Otmar Szafnauer joins Alpine as team principal in restructure

Formula 1
Otmar Szafnauer

Otmar Szafnauer has joined Alpine as team principal as part of a wider management restructure of the Renault-owned F1 team.

The ex-Aston Martin team boss will bring “technical knowledge and leadership to build the team across multiple areas,” chief executive officer Laurent Rossi says.

It sees Alpine return to a traditional organisation after an unusual three-man senior management team last year.

Rossi said the changes were needed.

He added it would “take the team to the next level”.

Alpine finished fifth in the championship last year, the third consecutive season in that position for the team that used to be called Renault.

Rossi admitted they had only not slumped to sixth because rookie Yuki Tsunoda in the faster Alpha Tauri car was not on the same level as his team-mate Pierre Gasly.

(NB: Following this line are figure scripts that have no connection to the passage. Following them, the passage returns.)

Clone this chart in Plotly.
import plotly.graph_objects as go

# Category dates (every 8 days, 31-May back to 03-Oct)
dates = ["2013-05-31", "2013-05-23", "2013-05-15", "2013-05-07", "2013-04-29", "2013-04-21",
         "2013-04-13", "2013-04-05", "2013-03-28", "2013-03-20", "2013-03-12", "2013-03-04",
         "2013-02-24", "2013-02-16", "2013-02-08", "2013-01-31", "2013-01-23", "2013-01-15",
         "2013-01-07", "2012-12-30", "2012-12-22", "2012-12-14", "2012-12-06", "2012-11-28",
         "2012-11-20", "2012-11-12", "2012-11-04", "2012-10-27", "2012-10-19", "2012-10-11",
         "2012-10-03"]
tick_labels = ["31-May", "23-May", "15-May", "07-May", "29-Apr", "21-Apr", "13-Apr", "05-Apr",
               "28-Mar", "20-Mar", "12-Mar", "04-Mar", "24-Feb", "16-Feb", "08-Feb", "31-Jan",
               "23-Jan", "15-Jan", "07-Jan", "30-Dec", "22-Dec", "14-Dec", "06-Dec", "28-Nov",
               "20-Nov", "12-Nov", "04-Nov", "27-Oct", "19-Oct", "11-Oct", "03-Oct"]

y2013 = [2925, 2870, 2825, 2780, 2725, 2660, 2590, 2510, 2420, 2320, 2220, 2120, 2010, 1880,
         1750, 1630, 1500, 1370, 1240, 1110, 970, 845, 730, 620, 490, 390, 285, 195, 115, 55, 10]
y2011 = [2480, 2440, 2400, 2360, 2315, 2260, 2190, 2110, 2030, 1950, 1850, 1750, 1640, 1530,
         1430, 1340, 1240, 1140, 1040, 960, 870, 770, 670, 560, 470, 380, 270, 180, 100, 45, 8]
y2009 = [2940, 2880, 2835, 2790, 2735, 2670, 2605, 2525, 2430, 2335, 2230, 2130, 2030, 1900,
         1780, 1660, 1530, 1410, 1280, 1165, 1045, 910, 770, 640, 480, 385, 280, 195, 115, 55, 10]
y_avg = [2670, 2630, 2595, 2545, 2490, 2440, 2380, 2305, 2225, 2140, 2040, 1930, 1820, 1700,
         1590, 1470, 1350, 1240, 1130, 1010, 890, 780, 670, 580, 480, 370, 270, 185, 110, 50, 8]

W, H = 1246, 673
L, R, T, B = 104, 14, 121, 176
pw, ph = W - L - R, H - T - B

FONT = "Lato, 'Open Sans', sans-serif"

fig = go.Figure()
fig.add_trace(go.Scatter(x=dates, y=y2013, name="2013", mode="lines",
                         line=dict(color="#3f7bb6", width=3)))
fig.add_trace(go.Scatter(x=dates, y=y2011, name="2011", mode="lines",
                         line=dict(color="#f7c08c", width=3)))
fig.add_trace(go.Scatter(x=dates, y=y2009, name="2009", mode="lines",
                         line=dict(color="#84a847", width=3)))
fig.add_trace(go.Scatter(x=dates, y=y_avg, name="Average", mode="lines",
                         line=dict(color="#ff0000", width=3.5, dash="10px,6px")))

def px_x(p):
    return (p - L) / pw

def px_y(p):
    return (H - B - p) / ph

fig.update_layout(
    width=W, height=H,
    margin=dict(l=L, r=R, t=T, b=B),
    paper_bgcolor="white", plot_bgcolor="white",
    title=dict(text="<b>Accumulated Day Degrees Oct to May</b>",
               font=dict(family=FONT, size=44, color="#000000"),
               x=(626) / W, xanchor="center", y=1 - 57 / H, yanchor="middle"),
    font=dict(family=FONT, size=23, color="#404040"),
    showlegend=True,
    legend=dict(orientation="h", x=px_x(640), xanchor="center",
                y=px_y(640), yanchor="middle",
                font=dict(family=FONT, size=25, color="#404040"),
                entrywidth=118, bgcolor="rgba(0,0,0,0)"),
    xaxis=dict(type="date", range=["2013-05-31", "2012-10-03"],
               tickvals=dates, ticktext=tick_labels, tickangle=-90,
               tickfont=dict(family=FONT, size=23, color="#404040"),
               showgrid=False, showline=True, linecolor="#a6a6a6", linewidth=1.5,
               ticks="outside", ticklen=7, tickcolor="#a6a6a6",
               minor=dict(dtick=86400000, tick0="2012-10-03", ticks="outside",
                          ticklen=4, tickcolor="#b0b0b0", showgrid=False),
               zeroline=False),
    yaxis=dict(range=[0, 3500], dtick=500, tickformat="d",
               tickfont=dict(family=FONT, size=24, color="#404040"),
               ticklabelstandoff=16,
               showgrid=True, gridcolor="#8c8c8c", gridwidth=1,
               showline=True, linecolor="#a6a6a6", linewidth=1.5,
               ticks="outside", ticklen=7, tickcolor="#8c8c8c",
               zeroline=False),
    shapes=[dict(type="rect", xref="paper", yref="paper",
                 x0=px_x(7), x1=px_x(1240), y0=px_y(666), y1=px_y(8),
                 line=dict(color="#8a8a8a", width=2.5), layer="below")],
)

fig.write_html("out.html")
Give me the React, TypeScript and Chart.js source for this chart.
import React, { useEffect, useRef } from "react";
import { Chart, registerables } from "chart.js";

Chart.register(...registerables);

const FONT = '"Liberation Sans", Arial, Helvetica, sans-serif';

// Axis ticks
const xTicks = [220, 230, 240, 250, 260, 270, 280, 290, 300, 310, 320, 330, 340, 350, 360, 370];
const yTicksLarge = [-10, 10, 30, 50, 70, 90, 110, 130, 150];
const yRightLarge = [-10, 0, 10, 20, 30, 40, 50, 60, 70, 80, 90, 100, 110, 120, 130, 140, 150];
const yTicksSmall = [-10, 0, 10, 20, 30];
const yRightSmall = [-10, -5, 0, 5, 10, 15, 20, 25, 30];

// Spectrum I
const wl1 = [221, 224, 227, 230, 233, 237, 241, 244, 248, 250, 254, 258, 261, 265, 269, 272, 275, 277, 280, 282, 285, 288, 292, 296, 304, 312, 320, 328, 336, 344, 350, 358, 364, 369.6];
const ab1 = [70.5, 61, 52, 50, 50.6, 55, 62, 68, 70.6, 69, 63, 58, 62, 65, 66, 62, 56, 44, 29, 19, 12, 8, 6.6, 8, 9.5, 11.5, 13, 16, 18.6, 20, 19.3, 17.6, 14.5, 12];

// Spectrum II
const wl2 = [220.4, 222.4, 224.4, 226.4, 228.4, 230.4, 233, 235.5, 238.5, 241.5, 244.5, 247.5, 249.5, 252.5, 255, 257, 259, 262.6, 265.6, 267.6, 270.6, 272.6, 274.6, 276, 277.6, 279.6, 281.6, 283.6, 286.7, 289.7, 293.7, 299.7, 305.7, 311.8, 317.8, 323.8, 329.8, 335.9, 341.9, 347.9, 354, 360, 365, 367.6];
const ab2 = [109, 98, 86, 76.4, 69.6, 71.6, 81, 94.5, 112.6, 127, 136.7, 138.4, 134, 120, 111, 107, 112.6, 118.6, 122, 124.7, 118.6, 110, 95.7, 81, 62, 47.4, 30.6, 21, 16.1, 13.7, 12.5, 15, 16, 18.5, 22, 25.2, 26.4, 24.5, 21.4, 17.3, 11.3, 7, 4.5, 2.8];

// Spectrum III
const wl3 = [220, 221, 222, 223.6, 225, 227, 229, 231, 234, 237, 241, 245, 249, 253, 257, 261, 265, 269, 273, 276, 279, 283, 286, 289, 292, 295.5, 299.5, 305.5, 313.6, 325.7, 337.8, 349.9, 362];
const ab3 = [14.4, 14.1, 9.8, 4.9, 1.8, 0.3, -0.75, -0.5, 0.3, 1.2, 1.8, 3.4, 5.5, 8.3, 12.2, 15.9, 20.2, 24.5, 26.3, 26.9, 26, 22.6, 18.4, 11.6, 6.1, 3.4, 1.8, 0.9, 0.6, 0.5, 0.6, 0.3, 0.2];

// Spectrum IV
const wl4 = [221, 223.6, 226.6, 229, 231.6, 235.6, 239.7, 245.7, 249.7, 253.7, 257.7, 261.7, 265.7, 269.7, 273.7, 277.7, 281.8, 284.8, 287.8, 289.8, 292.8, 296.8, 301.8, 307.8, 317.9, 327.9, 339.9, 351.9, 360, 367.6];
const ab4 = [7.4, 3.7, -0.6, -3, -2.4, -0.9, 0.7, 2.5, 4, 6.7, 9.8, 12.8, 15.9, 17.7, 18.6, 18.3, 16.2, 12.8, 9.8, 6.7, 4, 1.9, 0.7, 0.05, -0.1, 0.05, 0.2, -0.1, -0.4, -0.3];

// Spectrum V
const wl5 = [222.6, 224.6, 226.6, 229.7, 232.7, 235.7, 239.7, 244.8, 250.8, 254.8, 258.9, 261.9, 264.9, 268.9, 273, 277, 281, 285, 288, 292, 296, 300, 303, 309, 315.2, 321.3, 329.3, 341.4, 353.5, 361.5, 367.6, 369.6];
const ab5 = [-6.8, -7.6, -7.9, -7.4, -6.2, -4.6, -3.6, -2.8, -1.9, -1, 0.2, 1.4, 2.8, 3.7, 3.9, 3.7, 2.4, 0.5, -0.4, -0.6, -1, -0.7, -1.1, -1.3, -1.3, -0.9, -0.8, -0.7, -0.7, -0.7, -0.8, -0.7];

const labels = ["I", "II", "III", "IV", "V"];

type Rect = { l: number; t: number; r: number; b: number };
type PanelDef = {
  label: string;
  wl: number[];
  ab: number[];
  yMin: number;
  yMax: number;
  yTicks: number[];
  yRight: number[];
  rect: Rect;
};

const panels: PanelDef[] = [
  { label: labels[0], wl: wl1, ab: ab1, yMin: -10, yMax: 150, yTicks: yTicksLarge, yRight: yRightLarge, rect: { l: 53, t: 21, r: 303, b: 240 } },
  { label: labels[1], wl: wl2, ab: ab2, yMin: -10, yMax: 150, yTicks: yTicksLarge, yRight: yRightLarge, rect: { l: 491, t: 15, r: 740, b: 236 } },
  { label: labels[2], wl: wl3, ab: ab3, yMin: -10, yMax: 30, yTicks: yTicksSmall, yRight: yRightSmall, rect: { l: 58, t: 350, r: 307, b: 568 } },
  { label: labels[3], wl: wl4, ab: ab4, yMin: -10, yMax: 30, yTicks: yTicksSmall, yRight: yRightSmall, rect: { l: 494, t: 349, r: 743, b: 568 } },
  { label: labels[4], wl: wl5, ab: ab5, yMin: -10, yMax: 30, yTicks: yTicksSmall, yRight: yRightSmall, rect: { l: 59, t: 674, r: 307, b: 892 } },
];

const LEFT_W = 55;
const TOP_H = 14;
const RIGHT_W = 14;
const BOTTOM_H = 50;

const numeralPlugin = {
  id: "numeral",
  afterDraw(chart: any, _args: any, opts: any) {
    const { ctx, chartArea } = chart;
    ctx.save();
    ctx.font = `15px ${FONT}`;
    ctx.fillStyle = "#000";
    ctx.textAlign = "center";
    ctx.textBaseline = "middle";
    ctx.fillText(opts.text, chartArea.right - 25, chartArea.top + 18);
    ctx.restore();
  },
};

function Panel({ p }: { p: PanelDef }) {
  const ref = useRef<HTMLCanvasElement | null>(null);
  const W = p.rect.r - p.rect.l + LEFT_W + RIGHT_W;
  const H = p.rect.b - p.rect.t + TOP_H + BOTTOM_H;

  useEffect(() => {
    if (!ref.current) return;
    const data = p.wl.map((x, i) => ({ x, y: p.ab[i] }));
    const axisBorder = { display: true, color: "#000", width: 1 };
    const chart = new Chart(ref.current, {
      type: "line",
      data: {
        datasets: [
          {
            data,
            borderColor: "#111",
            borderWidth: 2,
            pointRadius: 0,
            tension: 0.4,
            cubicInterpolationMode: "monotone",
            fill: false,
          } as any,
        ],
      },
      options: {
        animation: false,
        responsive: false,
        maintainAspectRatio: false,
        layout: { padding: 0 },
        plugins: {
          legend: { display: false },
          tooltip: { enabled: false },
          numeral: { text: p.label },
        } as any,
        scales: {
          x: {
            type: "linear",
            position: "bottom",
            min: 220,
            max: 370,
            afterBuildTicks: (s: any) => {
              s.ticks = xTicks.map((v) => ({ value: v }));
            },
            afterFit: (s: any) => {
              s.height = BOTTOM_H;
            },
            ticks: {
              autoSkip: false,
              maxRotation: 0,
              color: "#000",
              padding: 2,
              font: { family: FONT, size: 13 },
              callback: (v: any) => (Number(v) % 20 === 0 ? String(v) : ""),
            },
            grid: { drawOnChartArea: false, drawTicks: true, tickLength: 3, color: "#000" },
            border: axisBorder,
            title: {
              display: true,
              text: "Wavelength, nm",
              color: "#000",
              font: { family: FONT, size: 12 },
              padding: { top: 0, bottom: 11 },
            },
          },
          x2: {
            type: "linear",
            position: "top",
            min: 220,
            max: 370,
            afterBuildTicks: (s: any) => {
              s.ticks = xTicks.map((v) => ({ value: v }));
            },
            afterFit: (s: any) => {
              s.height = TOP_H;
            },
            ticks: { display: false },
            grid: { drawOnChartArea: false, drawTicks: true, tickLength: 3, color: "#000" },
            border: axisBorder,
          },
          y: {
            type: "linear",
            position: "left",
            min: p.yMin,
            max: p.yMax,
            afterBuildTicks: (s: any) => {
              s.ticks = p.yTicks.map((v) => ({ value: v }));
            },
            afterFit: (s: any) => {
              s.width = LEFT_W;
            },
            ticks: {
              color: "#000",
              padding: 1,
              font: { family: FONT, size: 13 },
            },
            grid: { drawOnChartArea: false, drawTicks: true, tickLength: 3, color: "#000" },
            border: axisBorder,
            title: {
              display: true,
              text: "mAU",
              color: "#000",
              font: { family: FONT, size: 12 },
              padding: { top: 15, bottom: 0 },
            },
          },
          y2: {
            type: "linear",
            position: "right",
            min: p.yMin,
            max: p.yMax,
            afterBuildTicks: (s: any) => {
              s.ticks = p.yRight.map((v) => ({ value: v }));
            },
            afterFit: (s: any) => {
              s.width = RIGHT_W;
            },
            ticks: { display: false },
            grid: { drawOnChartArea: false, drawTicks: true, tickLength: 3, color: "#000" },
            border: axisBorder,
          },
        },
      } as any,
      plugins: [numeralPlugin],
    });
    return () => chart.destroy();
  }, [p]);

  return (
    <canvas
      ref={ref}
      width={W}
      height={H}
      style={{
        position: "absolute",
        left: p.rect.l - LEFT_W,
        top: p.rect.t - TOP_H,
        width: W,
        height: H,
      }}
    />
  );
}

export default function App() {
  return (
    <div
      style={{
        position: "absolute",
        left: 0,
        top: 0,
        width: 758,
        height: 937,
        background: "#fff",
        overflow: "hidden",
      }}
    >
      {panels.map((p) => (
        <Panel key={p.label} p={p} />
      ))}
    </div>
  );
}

Rossi said this proved Alpine were “plateauing in almost a negative slope” and that changes needed to be made.

He insisted the old management structure was “working fine” but that it was “obvious we needed someone” who could “oversee operations and development” across all three aspects of the team – the chassis base in the UK, the engine factory at Viry-Chatillon near Paris, and trackside at races.

Of the three pillars of Alpine’s 2021 top management, only Rossi remains.

Former executive director Marcin Budkowski left Alpine last month. Davide Brivio, recruited from MotoGP for last season as racing director, has been moved to a new role as director of racing expansion projects, essentially overseeing Alpine’s driver-development programme.

At the same time, Bruno Famin, the former deputy secretary-general for sport at governing body the FIA, has been recruited as executive director of Alpine at Viry-Chatillon, responsible for power-unit development.

These moves follow last month’s restructure of the technical department at their base at Enstone in Oxfordshire in which former chassis design head Pat Fry was promoted to chief technical officer and Matt Harman, formerly engineering director, to technical director.

Rossi said the changes were a result of Alpine’s development as an organisation, following Renault chief executive officer Luca de Meo’s decision last year to rebrand the F1 team after the French car giant’s niche sportscar division and integrate the road-car and racing operations under one leader.

“It takes a bit of time to find the right people in the right places,” said Rossi, who is going into his second year in charge of Alpine.

“The combination of the three of us last year enabled us to never look stupid on track. That’s the most important thing.

“In that respect, it worked. We went through the season. We never made a fool of ourselves. It was just fine. But was it the right structure to take the team to the next level? It was not what was needed for the next challenges.

“I decided we needed to reinforce the team and in so doing go back to a more conventional rigid structure because Otmar has way more experience in F1 than the three of us had last year. He has the pedigree and he has the skills.”

An all-new engine for 2022

Rossi said the changes at Alpine were aimed at bringing the team up to a level where it could compete at the front.

Part of that plan is the decision to design an entirely new engine to power drivers Fernando Alonso and Esteban Ocon this season.

The new power-unit follows the philosophy set by Mercedes at the start of the turbo-hybrid era in 2014, and since followed by Honda. It splits the turbo and compressor, two parts that in a conventional design sit next to each other, by putting the compressor at the front of the engine and the turbo at the back.

“The engine has been redesigned entirely,” Rossi said. “The split turbo is one element. We will [also] make it more compact, which enables us to move it closer to the driver and therefore the centre of gravity of the car.

“It’s lighter. It’s capable of operating in a much wider range of conditions, temperature and pressure.

“So it’s really like a game-changer for us and it’s going to, I hope, enable us to catch up and close the gap to the front of the queue [on engine performance].”

The split-turbo design is difficult to achieve because it requires a long connecting rod between the turbo and compressor that runs across the top of the engine and spins at up to 125,000rpm.

Former Alpine non-executive chairman Alain Prost said when he split with the team last month that the engine was having reliability problems on the test bed.

Rossi said the failures were caused by his asking the engine department to push as hard as possible for maximum performance. He said the design was now running reliably in time for the start of pre-season testing next week.

Rossi said: “I told the team: ‘You push the envelope far. I don’t care. I’d rather have to dial down the performance, but know that I’ve reached a peak of the performance I can get and then be reliable, than just feel comfortable with a reliable engine that was not delivering the performance.’ Which, by the way, was the approach of the past.

“The good news is we’ve been doing thousands of kilometres with this new power-unit in the last few weeks, and it went just fine.

“So knock on wood it seems we have fixed that.”